For all of that bluster, it’s important to note that when the road bends, so too does the Mercedes. Thanks to a sophisticated four-wheel drive system, sway bars that automatically adjust to level out body roll, and suspension that can be set from firm to firmer to firmest via the vehicle’s various drive modes, the GLE Coupe is remarkably planted despite its gangly frame.
Fair warning: as competent as the AMG is at staying in its (racing) lane, it would be a stretch to call it a fun time through a slalom. There’s little to engage with outside of its guttural, hackle-raising twin-turbo roar and pupil-dilating forward push, but this should be more than enough to keep most SUV drivers entertained in between gulps of premium fuel and more-than-seasonal tire replacements.

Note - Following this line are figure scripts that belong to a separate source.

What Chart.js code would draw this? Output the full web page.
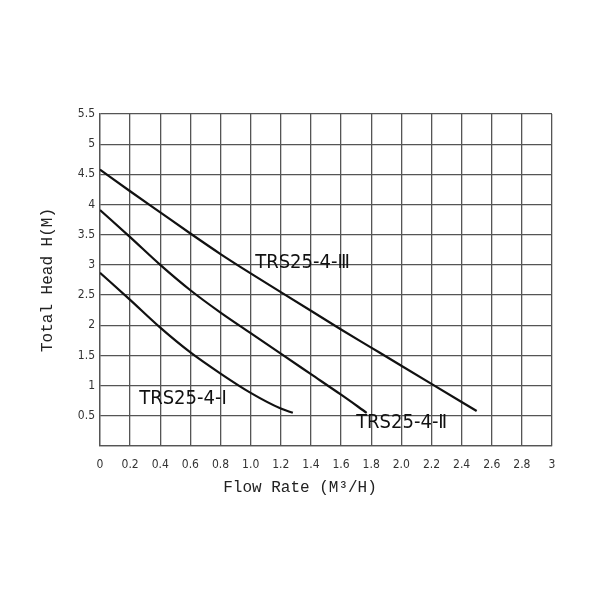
<!DOCTYPE html>
<html>
<head>
<meta charset="utf-8">
<script src="https://cdn.jsdelivr.net/npm/chart.js@4/dist/chart.umd.min.js"></script>
<style>
  html, body { margin: 0; padding: 0; background: #fff; }
  #wrap { width: 600px; height: 600px; }
</style>
</head>
<body>
<div id="wrap"><canvas id="pumpChart"></canvas></div>
<script>
// Pump curves (flow M3/H -> head M)
const flowI = [0, 0.2, 0.4, 0.6, 0.8, 1.0, 1.2, 1.28];
const headI = [2.87, 2.42, 1.96, 1.55, 1.20, 0.88, 0.62, 0.55];

const flowII = [0, 0.2, 0.4, 0.6, 0.8, 1.0, 1.2, 1.4, 1.6, 1.77];
const headII = [3.91, 3.46, 3.0, 2.58, 2.21, 1.87, 1.53, 1.19, 0.85, 0.55];

const flowIII = [0, 0.2, 0.4, 0.6, 0.8, 1.0, 1.2, 1.4, 1.6, 1.8, 2.0, 2.2, 2.4, 2.5];
const headIII = [4.58, 4.22, 3.87, 3.52, 3.18, 2.86, 2.55, 2.24, 1.93, 1.63, 1.33, 1.03, 0.73, 0.58];

const seriesNames = ["TRS25-4-Ⅰ", "TRS25-4-Ⅱ", "TRS25-4-Ⅲ"];

const xTickLabels = ["0", "0.2", "0.4", "0.6", "0.8", "1.0", "1.2", "1.4", "1.6", "1.8",
  "2.0", "2.2", "2.4", "2.6", "2.8", "3"];
const yTickLabels = ["", "0.5", "1", "1.5", "2", "2.5", "3", "3.5", "4", "4.5", "5", "5.5"];

const xTitle = "Flow Rate (M³/H)";
const yTitle = "Total Head H(M)";

// where the curve names sit (data coords, left / middle)
const namePos = [[0.26, 0.79], [1.70, 0.38], [1.03, 3.03]];

function toPoints(xs, ys) {
  return xs.map((x, i) => ({ x: x, y: ys[i] }));
}

function makeSet(label, xs, ys) {
  return {
    label: label,
    data: toPoints(xs, ys),
    borderColor: "#111",
    borderWidth: 2.2,
    pointRadius: 0,
    fill: false,
    cubicInterpolationMode: "monotone",
  };
}

const curveNames = {
  id: "curveNames",
  afterDatasetsDraw(chart) {
    const ctx = chart.ctx;
    const xs = chart.scales.x;
    const ys = chart.scales.y;
    ctx.save();
    ctx.fillStyle = "#111";
    ctx.font = "20px 'DejaVu Sans Condensed', 'DejaVu Sans'";
    ctx.textAlign = "left";
    ctx.textBaseline = "middle";
    seriesNames.forEach((name, i) => {
      ctx.fillText(name, xs.getPixelForValue(namePos[i][0]), ys.getPixelForValue(namePos[i][1]));
    });

    // x axis title is centred on the page, not on the plot
    ctx.fillStyle = "#222";
    ctx.font = "16px 'Liberation Mono', monospace";
    ctx.textAlign = "center";
    ctx.fillText(xTitle, chart.width / 2, 488);
    ctx.restore();
  },
};

const gridColor = "#555";
const tickFont = { family: "'DejaVu Sans Condensed', 'DejaVu Sans'", size: 12 };

new Chart(document.getElementById("pumpChart").getContext("2d"), {
  type: "line",
  data: {
    datasets: [
      makeSet(seriesNames[0], flowI, headI),
      makeSet(seriesNames[1], flowII, headII),
      makeSet(seriesNames[2], flowIII, headIII),
    ],
  },
  options: {
    responsive: true,
    maintainAspectRatio: false,
    animation: false,
    layout: { padding: { top: 114, right: 48, bottom: 94, left: 0 } },
    plugins: {
      legend: { display: false },
      tooltip: { enabled: false },
    },
    scales: {
      x: {
        type: "linear",
        min: 0,
        max: 3,
        afterBuildTicks(scale) {
          scale.ticks = xTickLabels.map((t, i) => ({ value: i * 0.2 }));
        },
        afterFit(scale) { scale.height = 60; },
        ticks: {
          color: "#333",
          font: tickFont,
          padding: 12,
          maxRotation: 0,
          autoSkip: false,
          callback: (v, i) => xTickLabels[i],
        },
        grid: { color: gridColor, lineWidth: 1.3, drawTicks: false },
        border: { color: gridColor, width: 1.3 },
        title: { display: false },
      },
      y: {
        type: "linear",
        min: 0,
        max: 5.5,
        afterBuildTicks(scale) {
          scale.ticks = yTickLabels.map((t, i) => ({ value: i * 0.5 }));
        },
        afterFit(scale) { scale.width = 100; },
        ticks: {
          color: "#333",
          font: tickFont,
          padding: 5,
          autoSkip: false,
          callback: (v, i) => yTickLabels[i],
        },
        grid: { color: gridColor, lineWidth: 1.3, drawTicks: false },
        border: { color: gridColor, width: 1.3 },
        title: {
          display: true,
          text: yTitle,
          color: "#222",
          font: { family: "'Liberation Mono', monospace", size: 16 },
          padding: { top: 38, bottom: 0 },
        },
      },
    },
  },
  plugins: [curveNames],
});
</script>
</body>
</html>
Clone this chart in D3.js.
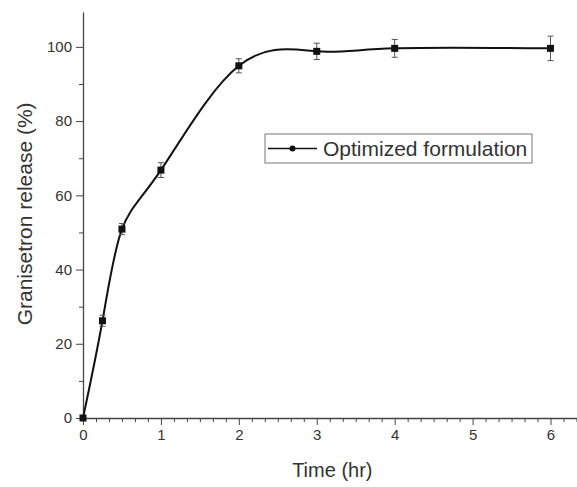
<!DOCTYPE html>
<html>
<head>
<meta charset="utf-8">
<script src="https://cdn.jsdelivr.net/npm/d3@7"></script>
<style>
  body { margin: 0; background: #fff; }
  text { font-family: "Liberation Sans", Arial, sans-serif; fill: #333; }
</style>
</head>
<body>
<div id="myChart"></div>
<script>
// data
const times = [0, 0.25, 0.5, 1, 2, 3, 4, 6];
const release = [0, 26.2, 50.9, 66.8, 94.9, 98.8, 99.6, 99.6];
const errors = [0, 1.5, 1.5, 2, 1.9, 2.2, 2.4, 3.3];
const xTicks = [0, 1, 2, 3, 4, 5, 6];
const yTicks = [0, 20, 40, 60, 80, 100];
const seriesName = "Optimized formulation";

const data = times.map((t, i) => ({t: t, v: release[i], e: errors[i]}));

const W = 577, H = 487;
const margin = {top: 12, right: 0, bottom: 69, left: 83};
const width = W - margin.left - margin.right,
      height = H - margin.top - margin.bottom;

const svg = d3.select("#myChart")
  .append("svg")
    .attr("width", W)
    .attr("height", H)
  .append("g")
    .attr("transform", `translate(${margin.left}, ${margin.top})`);

const x = d3.scaleLinear().domain([0, 6.34]).range([0, width]);
const y = d3.scaleLinear().domain([0, 109.4]).range([height, 0]);

// minor ticks
const xMinor = d3.range(0, 6.34, 1/6).filter(v => Math.abs(v - Math.round(v)) > 1e-6);
const yMinor = d3.range(10, 110, 20);

svg.append("g")
  .attr("transform", `translate(0, ${height})`)
  .call(d3.axisBottom(x).tickValues(xMinor).tickSize(4).tickFormat(""))
  .call(g => g.select(".domain").remove())
  .selectAll("line").attr("stroke", "#444");

svg.append("g")
  .call(d3.axisLeft(y).tickValues(yMinor).tickSize(4).tickFormat(""))
  .call(g => g.select(".domain").remove())
  .selectAll("line").attr("stroke", "#444");

// X axis
const xAxis = svg.append("g")
  .attr("transform", `translate(0, ${height})`)
  .call(d3.axisBottom(x).tickValues(xTicks).tickSize(7).tickSizeOuter(0).tickPadding(4).tickFormat(d3.format("d")));
xAxis.select(".domain").attr("stroke", "#444").attr("stroke-width", 1.3);
xAxis.selectAll("line").attr("stroke", "#444");
xAxis.selectAll("text").style("font-size", "15px").attr("fill", "#333");

// Y axis
const yAxis = svg.append("g")
  .call(d3.axisLeft(y).tickValues(yTicks).tickSize(7).tickSizeOuter(0).tickPadding(4));
yAxis.select(".domain").attr("stroke", "#444").attr("stroke-width", 1.3);
yAxis.selectAll("line").attr("stroke", "#444");
yAxis.selectAll("text").style("font-size", "15px").attr("fill", "#333");

// axis titles
svg.append("text")
  .attr("text-anchor", "middle")
  .attr("x", x(3.2))
  .attr("y", height + 59)
  .style("font-size", "20px")
  .text("Time (hr)");

svg.append("text")
  .attr("text-anchor", "middle")
  .attr("transform", `translate(-51, ${y(55)}) rotate(-90)`)
  .style("font-size", "21px")
  .text("Granisetron release (%)");

// curve
const line = d3.line()
  .x(d => x(d.t))
  .y(d => y(d.v))
  .curve(d3.curveNatural);

svg.append("path")
  .datum(data)
  .attr("fill", "none")
  .attr("stroke", "#111")
  .attr("stroke-width", 2)
  .attr("d", line);

// error bars
const eb = svg.selectAll(".err")
  .data(data.filter(d => d.e > 0))
  .join("g")
    .attr("class", "err")
    .attr("stroke", "#555")
    .attr("stroke-width", 1);
eb.append("line")
  .attr("x1", d => x(d.t)).attr("x2", d => x(d.t))
  .attr("y1", d => y(d.v - d.e)).attr("y2", d => y(d.v + d.e));
eb.append("line")
  .attr("x1", d => x(d.t) - 3).attr("x2", d => x(d.t) + 3)
  .attr("y1", d => y(d.v + d.e)).attr("y2", d => y(d.v + d.e));
eb.append("line")
  .attr("x1", d => x(d.t) - 3).attr("x2", d => x(d.t) + 3)
  .attr("y1", d => y(d.v - d.e)).attr("y2", d => y(d.v - d.e));

// markers
const size = 7;
svg.selectAll(".pt")
  .data(data)
  .join("rect")
    .attr("class", "pt")
    .attr("x", d => x(d.t) - size/2)
    .attr("y", d => y(d.v) - size/2)
    .attr("width", size)
    .attr("height", size)
    .attr("fill", "#111");

// legend
const legend = svg.append("g")
  .attr("transform", `translate(${265 - margin.left}, ${134 - margin.top})`);
legend.append("rect")
  .attr("width", 267).attr("height", 29)
  .attr("fill", "#fff")
  .attr("stroke", "#777")
  .attr("stroke-width", 1);
legend.append("line")
  .attr("x1", 3).attr("x2", 52).attr("y1", 14.5).attr("y2", 14.5)
  .attr("stroke", "#111").attr("stroke-width", 1.6);
legend.append("circle")
  .attr("cx", 27.5).attr("cy", 14.5).attr("r", 3)
  .attr("fill", "#111");
legend.append("text")
  .attr("x", 58).attr("y", 22)
  .style("font-size", "21px")
  .text(seriesName);
</script>
</body>
</html>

Classic Comfort in a Modern Package
It’s almost unnecessary to mention that on top of its mega muscle the Coupe maintains the same kind of interior opulence one would expect from a six-figure automobile. There are a few exceptions — the vehicle is devoid of any active safety equipment, or even adaptive cruise control, unless one springs for the appropriate $1,900 options package, and of course there’s the fudge factor on the rear seat room — but overall, the coddle factor is high, the tech quotient is competitive, and as long as you keep your right foot disciplined, any extended road trip in the GLE’s “Comfort” mode maintains a veneer of civilization.
The AMG’s sneer is still there, though, captured in the unlikely shank of the GLE Coupe’s sheet metal that sounds out loud and clear even with the engine switched off. Each generation embraces its own displays of wealth and privilege (or at least a truly excellent credit rating), and in the 63 S Coupe the modern bass-drop crowd has finally found its truncated — but still truculent — champion.